Lines of data
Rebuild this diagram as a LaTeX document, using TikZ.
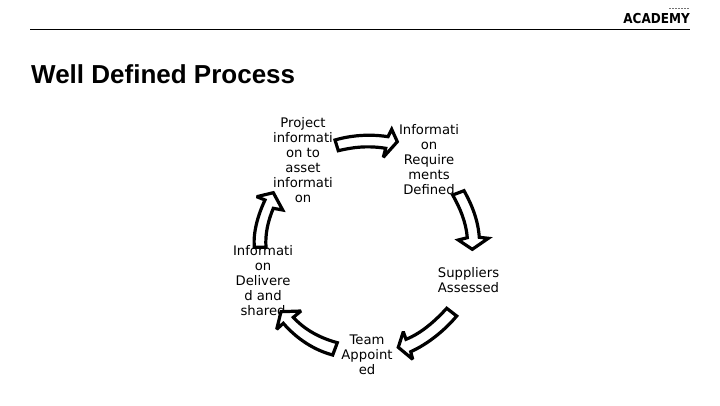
\documentclass[tikz,border=0pt]{standalone}
\usepackage{graphicx}
\usepackage{fontspec}
\setmainfont{DejaVu Sans}
\newfontfamily\titlefont{Liberation Sans}
\tikzset{
  stepnode/.style={align=center,font=\fontsize{13.2}{15}\selectfont,inner sep=0pt,text=black},
  blockarrow/.style={draw=black,fill=white,line width=3.2pt,line join=miter,miter limit=3},
}
\begin{document}
\begin{tikzpicture}[x=1pt,y=-1pt]
\useasboundingbox (0,0) rectangle (720,405);
\draw[black,line width=0.8pt] (30,29) -- (690,29);
\node[anchor=west,inner sep=0pt,font=\titlefont\bfseries\fontsize{26}{30}\selectfont] (title) at (31,74) {Well Defined Process};
\node[anchor=east,inner sep=0pt,font=\bfseries\fontsize{13.7}{14}\selectfont] (logo) at (690,18.5) {\scalebox{0.88}[1]{ACADEMY}};
\draw[black!55,line width=1.6pt,dash pattern=on 2pt off 1pt] (669,8.5) -- (690,8.5);
\node[stepnode] (a) at (303,160.5) {Project\\informati\\on to\\asset\\informati\\on};
\node[stepnode] (b) at (429,160) {Informati\\on\\Require\\ments\\Defined};
\node[stepnode] (c) at (468.5,280.5) {Suppliers\\Assessed};
\node[stepnode] (d) at (367,355) {Team\\Appoint\\ed};
\node[stepnode] (e) at (263,280.5) {Informati\\on\\Delivere\\d and\\shared};
\draw[blockarrow] (335,140) .. controls (345,137) and (365,133) .. (388,136.7) -- (391.7,129.3) -- (397.3,141.7) -- (383.3,157.3) -- (385.7,148.3) .. controls (365,145) and (350,148) .. (338.3,150.7) -- cycle;
\draw[blockarrow] (452.7,195) -- (464,190.7) .. controls (472,205) and (478,220) .. (479.3,237.3) -- (488.3,238.3) -- (472.3,249.3) -- (458.3,240) -- (467.3,237.7) .. controls (466,222) and (460,208) .. (452.7,195) -- cycle;
\draw[blockarrow] (446.7,308.3) -- (456.7,316) .. controls (445,330) and (428,344) .. (410.7,351.7) -- (412.7,359.3) -- (398.3,347.3) -- (403.3,331.7) -- (406,339.3) .. controls (422,333) and (436,320) .. (446.7,308.3) -- cycle;
\draw[blockarrow] (337.3,342.7) -- (332.7,355) .. controls (314,350) and (297,339) .. (283.3,323.3) -- (276.7,329.3) -- (281,311.7) -- (301,311) -- (293.3,317.3) .. controls (305,330) and (320,338) .. (337.3,342.7) -- cycle;
\draw[blockarrow] (254.3,247.3) -- (266,247.3) .. controls (265,234) and (268,221) .. (273.3,208.3) -- (282.7,210) -- (273.3,192.7) -- (256.7,196.7) -- (265,200) .. controls (258,215) and (253,232) .. (254.3,247.3) -- cycle;
\end{tikzpicture}
\end{document}
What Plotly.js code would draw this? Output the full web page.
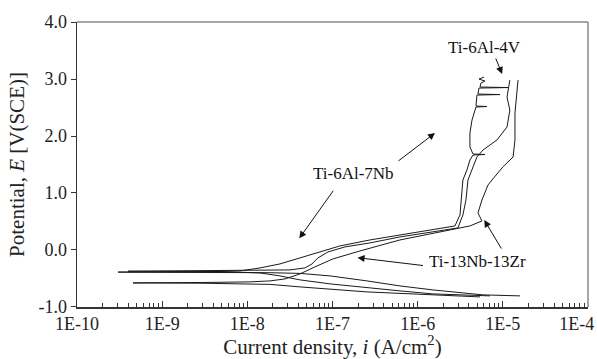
<!DOCTYPE html>
<html><head><meta charset="utf-8">
<script src="https://cdn.plot.ly/plotly-3.0.1.min.js"></script>
<style>html,body{margin:0;padding:0;background:#fff}#chart{width:597px;height:359px}</style>
</head><body><div id="chart"></div>
<script>
// Ti-6Al-7Nb : current density (A/cm2) and potential (V SCE)
const ti67Current = [1.59e-5,5.85e-6,1.51e-6,6.19e-7,2.54e-7,9.36e-8,4.15e-8,1.85e-8,2.78e-9,3.03e-10,2.78e-9,8.21e-9,1.41e-8,2.41e-8,3.83e-8,6.58e-8,1.22e-7,2.75e-7,6.19e-7,1.40e-6,2.74e-6,3.14e-6,3.23e-6,3.40e-6,3.79e-6,4.11e-6,4.47e-6,6.17e-6,4.47e-6,4.11e-6,4.11e-6,4.35e-6,4.84e-6,6.52e-6,4.84e-6,4.97e-6,9.27e-6,5.11e-6,5.25e-6,1.15e-5,5.40e-6,5.53e-6,6.17e-6,5.25e-6,6.0e-6];
const ti67Potential = [-0.807,-0.789,-0.702,-0.632,-0.544,-0.456,-0.412,-0.400,-0.395,-0.389,-0.386,-0.368,-0.316,-0.246,-0.158,-0.053,0.070,0.175,0.263,0.351,0.421,0.614,0.877,1.228,1.404,1.579,1.667,1.675,1.684,1.807,2.053,2.281,2.509,2.518,2.526,2.719,2.728,2.737,2.842,2.851,2.860,2.930,2.965,3.0,3.035];
// Ti-6Al-4V
const ti64Current = [7.06e-6,1.51e-6,6.19e-7,2.54e-7,9.36e-8,4.15e-8,2.41e-8,1.41e-8,4.78e-9,3.97e-10,4.78e-9,1.41e-8,3.17e-8,4.75e-8,5.74e-8,6.76e-8,8.85e-8,1.40e-7,2.75e-7,6.19e-7,1.40e-6,2.97e-6,3.40e-6,3.69e-6,3.90e-6,4.35e-6,4.97e-6,5.85e-6,8.53e-6,1.12e-5,1.21e-5,1.12e-5,1.21e-5];
const ti64Potential = [-0.807,-0.772,-0.719,-0.667,-0.596,-0.526,-0.456,-0.404,-0.379,-0.374,-0.368,-0.363,-0.351,-0.316,-0.246,-0.140,-0.035,0.053,0.123,0.228,0.316,0.386,0.614,0.877,1.228,1.404,1.632,1.754,1.930,2.158,2.456,2.684,2.982];
// Ti-13Nb-13Zr
const ti1313Current = [5.40e-6,1.51e-6,2.54e-7,4.15e-8,1.85e-8,2.78e-9,4.54e-10,2.78e-9,1.07e-8,1.85e-8,2.77e-8,4.15e-8,6.22e-8,1.01e-7,2.10e-7,6.19e-7,1.83e-6,4.11e-6,5.69e-6,5.11e-6,5.69e-6,6.70e-6,7.46e-6,1.00e-5,1.32e-5,1.39e-5,1.39e-5,1.47e-5,1.51e-5];
const ti1313Potential = [-0.825,-0.789,-0.737,-0.649,-0.605,-0.584,-0.579,-0.572,-0.561,-0.544,-0.509,-0.421,-0.298,-0.158,-0.018,0.175,0.316,0.421,0.509,0.649,0.877,1.140,1.228,1.456,1.632,1.930,2.404,2.719,2.982];

const seriesNames = ['Ti-6Al-7Nb','Ti-6Al-4V','Ti-13Nb-13Zr'];
const xTickVals = [1e-10,1e-9,1e-8,1e-7,1e-6,1e-5,1e-4];
const xTickText = ['1E-10','1E-9','1E-8','1E-7','1E-6','1E-5','1E-4\u00a0\u00a0\u00a0\u00a0\u00a0'];
const yTickVals = [-1,0,1,2,3,4];
const yTickText = ['-1.0','0.0','1.0','2.0','3.0','4.0'];

const minorVals = [];
for (let d = -10; d <= -5; d++) for (let k = 2; k <= 9; k++) minorVals.push(k * Math.pow(10, d));

const serif = 'Liberation Serif';
const lineStyle = {color: '#1a1a1a', width: 1};
const data = [
  {x: ti67Current, y: ti67Potential, name: seriesNames[0], mode: 'lines', line: lineStyle},
  {x: ti64Current, y: ti64Potential, name: seriesNames[1], mode: 'lines', line: lineStyle},
  {x: ti1313Current, y: ti1313Potential, name: seriesNames[2], mode: 'lines', line: lineStyle}
];

const annFont = {family: serif, size: 17, color: '#111'};
function arrow(x, y, ax, ay) {
  return {xref: 'paper', yref: 'paper', x: x, y: y, ax: ax, ay: ay, text: '', showarrow: true,
          arrowhead: 2, arrowsize: 1.4, arrowwidth: 1, arrowcolor: '#111'};
}
function label(x, y, t) {
  return {xref: 'paper', yref: 'paper', x: x, y: y, text: t, showarrow: false, font: annFont,
          xanchor: 'center', yanchor: 'middle'};
}

const layout = {
  width: 597, height: 359,
  margin: {l: 77, r: 9, t: 22, b: 52},
  paper_bgcolor: '#fff', plot_bgcolor: '#fff',
  showlegend: false,
  font: {family: serif, color: '#222'},
  xaxis: {
    type: 'log', range: [-10.0005, -3.9995], automargin: false,
    tickmode: 'array', tickvals: xTickVals, ticktext: xTickText,
    ticklabeloverflow: 'allow',
    ticks: 'inside', ticklen: 6, tickwidth: 1, tickcolor: '#333',
    minor: {tickmode: 'array', tickvals: minorVals, ticks: 'inside', ticklen: 4, tickwidth: 1, tickcolor: '#333', showgrid: false},
    showline: true, linecolor: '#333', linewidth: 1.5,
    showgrid: false, zeroline: false,
    tickfont: {family: serif, size: 18, color: '#222'},
    title: {text: 'Current density, <i>i</i> (A/cm<sup>2</sup>)', font: {family: serif, size: 21, color: '#222'}, standoff: 7}
  },
  yaxis: {
    range: [-1.002, 4.002], automargin: false,
    tickmode: 'array', tickvals: yTickVals, ticktext: yTickText,
    ticks: 'outside', ticklen: 5, tickwidth: 1, tickcolor: '#333',
    showline: true, linecolor: '#333', linewidth: 1.5,
    showgrid: false, zeroline: false,
    tickfont: {family: serif, size: 18, color: '#222'},
    title: {text: 'Potential, <i>E</i> [V(SCE)]', font: {family: serif, size: 21, color: '#222'}, standoff: 8}
  },
  shapes: [
    {type: 'line', xref: 'paper', yref: 'paper', x0: 0, y0: 1, x1: 1, y1: 1, line: {color: '#888', width: 1.5}},
    {type: 'line', xref: 'paper', yref: 'paper', x0: 1, y0: 0, x1: 1, y1: 1, line: {color: '#888', width: 1.5}}
  ],
  annotations: [
    label(0.798, 0.909, 'Ti-6Al-4V'),
    arrow(0.832, 0.8175, -7, -17),
    label(0.542, 0.470, 'Ti-6Al-7Nb'),
    arrow(0.7006, 0.6105, -38, 29),
    arrow(0.435, 0.241, 35, -49),
    label(0.783, 0.159, 'Ti-13Nb-13Zr'),
    arrow(0.549, 0.173, 67, 8),
    arrow(0.797, 0.305, 18, 30)
  ]
};

Plotly.newPlot('chart', data, layout, {displayModeBar: false, staticPlot: true});
</script>
</body></html>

Exercise objective
Which lines of the material contain the string "this"? List each of them.

Reply to the task
Rebuild this diagram as a LaTeX document, using TikZ.
What Plotly.js code would draw this? Output the full web page.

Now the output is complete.